Here's where I'm confused. First, because this is supposed to be the effect of physical rotations on spinors, I'd think that the angles $\theta$ range in the usual way from $-\pi$ to $\pi$. However, it's easy to see that plugging $\theta=2\pi$ for any of the angles in $\vec{\theta}$ we get $U=-\mathbb{I}$, which can't be reached if we only let $\theta$ range from $-\pi$ to $\pi$. This makes me think that the manifold can be parametrized with angles ranging from $-2\pi$ to $2\pi$. However, this brings me to my second problem: I still have in the back of my mind that I will want to take the quotient group $SU(2)/Z_2$ and show that the manifold we get is the one for $SO(3)$. However, $SO(3)$ has radius $\pi$, not $2\pi$!

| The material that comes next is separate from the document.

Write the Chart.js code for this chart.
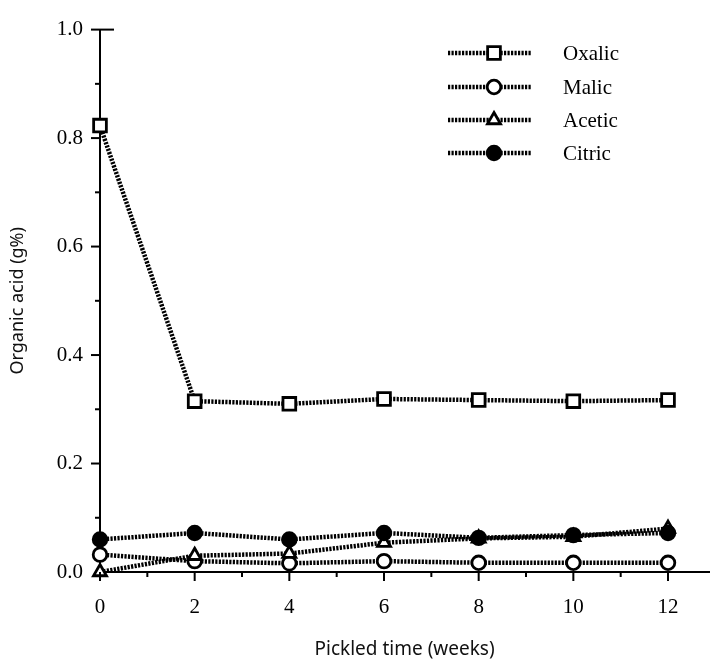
<!DOCTYPE html>
<html>
<head>
<meta charset="utf-8">
<script src="https://cdn.jsdelivr.net/npm/chart.js@4"></script>
<style>
  html, body { margin: 0; padding: 0; background: #fff; }
  #wrap { width: 721px; height: 661px; }
</style>
</head>
<body>
<div id="wrap"><canvas id="grafico" width="721" height="661"></canvas></div>
<script>
const weeks = [0, 2, 4, 6, 8, 10, 12];
const oxalic = [0.823, 0.315, 0.310, 0.319, 0.317, 0.315, 0.317];
const malic = [0.032, 0.020, 0.016, 0.020, 0.017, 0.017, 0.017];
const acetic = [0.0, 0.030, 0.034, 0.054, 0.062, 0.065, 0.080];
const citric = [0.060, 0.072, 0.060, 0.072, 0.063, 0.068, 0.072];
const seriesNames = ['Oxalic', 'Malic', 'Acetic', 'Citric'];
const yTicks = [0, 0.2, 0.4, 0.6, 0.8, 1.0];
const xTicks = [0, 2, 4, 6, 8, 10, 12];

function pts(vals) {
  return weeks.map((w, i) => ({ x: w, y: vals[i] }));
}

function serie(label, vals, style, fill, radius, order) {
  return {
    label: label,
    data: pts(vals),
    borderColor: '#000',
    borderWidth: 4.5,
    borderDash: [2.2, 1.3],
    pointStyle: style,
    pointRadius: radius,
    pointBackgroundColor: fill,
    pointBorderColor: '#000',
    pointBorderWidth: 2.8,
    tension: 0,
    clip: false,
    order: order,
  };
}

// tick marks (long at labelled values, short in between) and the legend
const marcas = {
  id: 'marcas',
  afterDraw(chart) {
    const ctx = chart.ctx;
    const xs = chart.scales.x;
    const ys = chart.scales.y;
    const a = chart.chartArea;
    ctx.save();
    ctx.strokeStyle = '#000';
    ctx.lineWidth = 2;
    for (let w = 0; w <= 12; w++) {
      const px = xs.getPixelForValue(w);
      const len = w % 2 === 0 ? 9 : 5;
      ctx.beginPath();
      ctx.moveTo(px, a.bottom);
      ctx.lineTo(px, a.bottom + len);
      ctx.stroke();
    }
    for (let k = 1; k <= 10; k++) {
      const py = ys.getPixelForValue(k / 10);
      const len = k % 2 === 0 ? 9 : 5;
      ctx.beginPath();
      ctx.moveTo(a.left - len, py);
      ctx.lineTo(k === 10 ? a.left + 14 : a.left, py);
      ctx.stroke();
    }

    // legend
    const rows = [53, 87, 120, 153];
    ctx.font = '21px "Liberation Serif", serif';
    ctx.textBaseline = 'middle';
    ctx.textAlign = 'left';
    rows.forEach((y, idx) => {
      const ds = chart.data.datasets[idx];
      ctx.save();
      ctx.setLineDash([2.2, 1.3]);
      ctx.lineWidth = 4.5;
      ctx.beginPath();
      ctx.moveTo(448, y);
      ctx.lineTo(532, y);
      ctx.stroke();
      ctx.restore();
      ctx.fillStyle = ds.pointBackgroundColor;
      ctx.strokeStyle = '#000';
      ctx.lineWidth = 2.8;
      Chart.helpers.drawPoint(ctx, {
        pointStyle: ds.pointStyle,
        radius: ds.pointRadius,
        rotation: 0,
        borderWidth: 2.8,
      }, 494, y);
      ctx.fillStyle = '#000';
      ctx.fillText(ds.label, 563, y + 1);
    });
    ctx.restore();
  },
};

function configurar() {
  const canvas = document.getElementById('grafico');
  new Chart(canvas, {
    type: 'line',
    data: {
      datasets: [
        serie(seriesNames[0], oxalic, 'rect', '#fff', 9, 3),
        serie(seriesNames[1], malic, 'circle', '#fff', 6.8, 2),
        serie(seriesNames[2], acetic, 'triangle', '#fff', 7.5, 1),
        serie(seriesNames[3], citric, 'circle', '#000', 6.8, 0),
      ],
    },
    options: {
      responsive: false,
      animation: false,
      layout: { padding: { top: 14, right: 0, left: 0, bottom: 0 } },
      plugins: {
        legend: { display: false },
        tooltip: { enabled: false },
      },
      scales: {
        x: {
          type: 'linear',
          min: 0,
          max: 12.87,
          grid: { display: false, drawTicks: false },
          border: { display: true, color: '#000', width: 2 },
          afterBuildTicks: (s) => {
            s.ticks = [];
            for (let w = 0; w <= 12; w++) s.ticks.push({ value: w });
          },
          afterFit: (s) => { s.height = 89; },
          ticks: {
            autoSkip: false,
            maxRotation: 0,
            padding: 23,
            color: '#000',
            font: { family: '"Liberation Serif", serif', size: 21 },
            callback: (v) => (xTicks.includes(v) ? String(v) : ''),
          },
          title: {
            display: true,
            text: 'Pickled time (weeks)',
            color: '#111',
            font: { family: '"Noto Sans", sans-serif', size: 19 },
            padding: { top: 10, bottom: 0 },
          },
        },
        y: {
          min: 0,
          max: 1,
          grid: { display: false, drawTicks: false },
          border: { display: true, color: '#000', width: 2 },
          afterFit: (s) => { s.width = 100; },
          ticks: {
            stepSize: 0.1,
            autoSkip: false,
            padding: 17,
            color: '#000',
            font: { family: '"Liberation Serif", serif', size: 21 },
            callback: (v) => {
              const hit = yTicks.find((t) => Math.abs(t - v) < 1e-6);
              return hit === undefined ? '' : hit.toFixed(1);
            },
          },
          title: {
            display: true,
            text: 'Organic acid (g%)',
            color: '#111',
            font: { family: '"Noto Sans", sans-serif', size: 18 },
            padding: { top: 7, bottom: 10 },
          },
        },
      },
    },
    plugins: [marcas],
  });
}

document.addEventListener('DOMContentLoaded', configurar);
</script>
</body>
</html>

In short, my question is: Given the exponential representation of elements of $SU(2)$ that I wrote above, what is the range of the coordinates $\vec{\theta}$?
My try at a solution
I think that the elements in $SU(2)$ can be parametrized as
\begin{equation} U=e^{i\frac{1}{2}\vec{\sigma}\cdot\hat{n}\theta} \end{equation}
where $\hat{n}$ is a unit vector and $\theta=[-2\pi,2\pi]$ measures the rotation. Here we identify elements $\theta+4\pi=\theta$. I'm already not convinced with this, since we know that the manifold of $SU(2)$ is a 3-sphere, which can be parametrized by one angle ranging from $0$ to $2\pi$ and another two angles ranging from $0$ to $\pi$. two of those can parametrize $\hat{n}$ and the last one can only go from $0$ to $\pi$, not to $2\pi$. Forgetting about this for a moment, when we do the quotient group $SU(2)/Z_2$ we are identifying any elements on $SU(2)$ that differ by multiplication by an element of $Z_2=\{\mathbb{I},-\mathbb{I}\}$. That means that any two elements parametrized by the same $\hat{n}$ and angles $\theta_1$ and $\theta_2$ that differ in $2\pi$ should be identified as the same. We therefore get a manifold parametrized by a unit vector $\hat{n}$ and an angle $\theta=[-\pi,\pi]$ with elements differing in $2\pi$ idenfitied. Does this make sense?
My problem with this solution is also that if $SU(2)$ is parametrized in this way (that is, with a 3-dimensional ball of radius $2\pi$ and opposite points on its surface identified), then it wouldn't be simply connected!
I think I figured it out!
Indeed, any element $U\in SU(2)$ can be represented as
\begin{equation} U=e^{i\frac{1}{2}\vec{\sigma}\cdot \hat{n}\theta} \end{equation}
where $\hat{n}$ is a 3-dimensional unit vector and $\theta$ is an angle where we identify $\theta+4\pi=\theta$. Therefore the manifold can be thought of as a 3-dimensional ball of radius $2\pi$ where the surface is identified with the element $-\mathbb{I}$. This should be isomorphic to $S_3$.
Concerns about $SU(2)$ not being simply connected
My concern about this not being simply connected was funded by the usual construction one does for $SO(3)$ where one builds a curve that starts at the identity, goes all the way to the surface of the manifold, comes on the antipodal point and ties it back to the identity. However, this is not a problem for $SU(2)$ because the manifold of $SU(2)$ doesn't have just an antipodal map, instead, every element at the surface $\theta=2\pi$ is the element $-\mathbb{I}$: We identify the whole surface as one element! So if we build a curve that starts at the identity, goes to the surface, comes on the antipodal point and goes back to the identity, we can easily deform it to a single point since every point in the surface is the same element.
My concern about the quotient group
The quotient group $SU(2)/ Z_2$ takes the manifold parametrized by a 3-dimensional unit vector $\hat{n}$ and an angle $\theta=[0,2\pi]$ and identifies any elements with the same $\hat{n}$ that differ by $2\pi$. That creates a manifold that is essentially two times the manifold of $SO(3)$! Which is the reason it's called a double cover! It starts at the identity, then builds a ball of radius $\pi$ with the antipodal points identified, and then it keeps going to radius $2\pi$ when it's the identity again! Since the manifold of $SO(3)$ can be thought of as a ball of radius $\pi$ with antipodal points on its surface identified, it's clear that the manifold of $SU(2)/Z_2$ is just twice this.